The Pakistanis are co-operating. Obviously they are not co-operating for free. They are getting something from the Americans."
Bokhari said that in return for ISI co-operation the US may be pressing India to re-establish a dialogue with Pakistan that collapsed after the Mumbai terrorist attacks in November 2008. Senior diplomats from both countries are due to meet in New Delhi next week., in a sign of thawing relations
Today the US senator John Kerry visited Islamabad, where he offered to play a part in the resumption of dialogue. Indian officials insist the process was not a consequence of US pressure and have long resisted any foreign mediation in the Kashmir dispute, which they insist is a strictly bilateral matter.
But international impatience for a resolution of the Afghan war may be changing the regional calculus. In the aftermath of the London conference on Afghanistan on 28 January, British and American officials have ramped up an internal debate about the merits of peace talks with the Taliban, and whether it is preferable to engage the insurgents directly or send messages through Saudi or Pakistani mediators.
Then two weeks ago the Pakistani army chief, General Ashfaq Kayani, gave a series of briefings to reporters in which he described a peaceful Afghanistan as part of Pakistan's "strategic depth" – words that encouraged diplomats and analysts to believe that Pakistan's approach to the Taliban was changing.
Since then, according to a western diplomat in Islamabad, Pakistan's army has clearly signalled its willingness to facilitate talks between the US and the Taliban, probably through the ISI. But he said the exact nature of the suggested role remained unclear, in particular whether Pakistan was suggesting it would deal directly with the militants or just facilitate contacts with western negotiators.

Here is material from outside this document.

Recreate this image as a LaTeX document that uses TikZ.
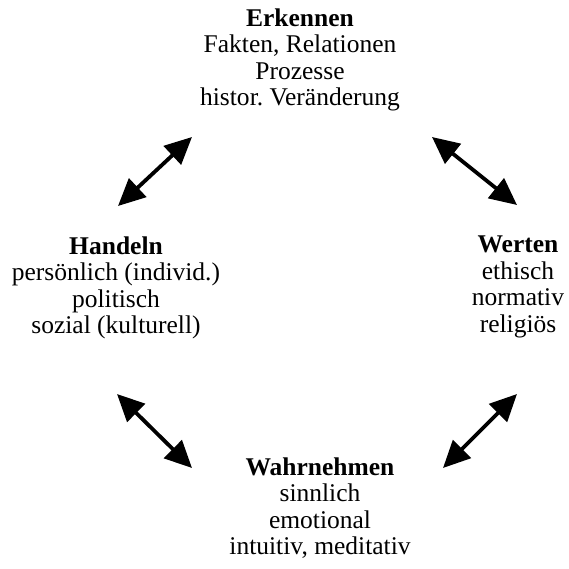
\documentclass[tikz,border=0pt]{standalone}
\usepackage{fontspec}
\setmainfont{Liberation Serif}
\usetikzlibrary{arrows.meta}
\begin{document}
\frenchspacing
\begin{tikzpicture}[x=1pt,y=-1pt,
  block/.style={align=center,inner sep=0pt,
    font=\fontsize{25.5}{26.5}\selectfont},
  link/.style={line width=3.8pt,{Triangle[length=27pt,width=25pt]}-{Triangle[length=27pt,width=25pt]}}]
  \useasboundingbox (0,0) rectangle (569,569);

  % the four aspects
  \node[block] (erk) at (300,60)
    {\textbf{Erkennen}\\Fakten, Relationen\\Prozesse\\histor.\ Veränderung};
  \node[block] (han) at (116,288)
    {\textbf{Handeln}\\persönlich (individ.)\\politisch\\sozial (kulturell)};
  \node[block] (wer) at (518,287)
    {\textbf{Werten}\\ethisch\\normativ\\religiös};
  \node[block] (wah) at (320,508)
    {\textbf{Wahrnehmen}\\sinnlich\\emotional\\intuitiv, meditativ};

  % arrow end points
  \coordinate (tl1) at (118,206);
  \coordinate (tl2) at (192,137);
  \coordinate (tr1) at (432,137);
  \coordinate (tr2) at (517,205);
  \coordinate (bl1) at (117,394);
  \coordinate (bl2) at (192,468);
  \coordinate (br1) at (517,394);
  \coordinate (br2) at (443,468);

  \draw[link] (tl1) -- (tl2);
  \draw[link] (tr1) -- (tr2);
  \draw[link] (bl1) -- (bl2);
  \draw[link] (br1) -- (br2);
\end{tikzpicture}
\end{document}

The key to the evolving Pakistani approach might be assurances the military has received about India, whose strong presence in Afghanistan has long been a source of concern in Islamabad.
"It's very clear to me that the Pakistanis understand that this fight is for them and it's a fight for everybody who is going to stand up against terrorism," Kerry told CNN after meeting Pakistan's army chief, president and prime minister.
The Taliban denied Baradar had been captured. "They want to spread this rumour just to divert the attention of people from their defeats in Marjah and confuse the public," spokesman Zabihullah Mujahid told Reuters.
Marjah is the focus of the Nato offensive dubbed Operation Moshtarak, the largest of the nine-year war, with some 15,000 mostly British, American and Afghan troops involved. As it entered its fourth day yesterday coalition troops continued to meet sporadic resistance but said Taliban attacks appeared to be waning. Baradar's capture is unlikely to sunder the insurgency, which has proven resilient to similar setbacks over the past nine years. British special forces reportedly killed the ruthless commander Mullah Dadullah Mansoor in 2007 but the insurgency subsequently worsened.
Human rights groups raised concerns about Baradar's possible mistreatment. The ISI has a "long and well-documented history of mistreating and torturing detainees", said Ali Dayan Hasan, senior South Asia researcher for Human Rights Watch.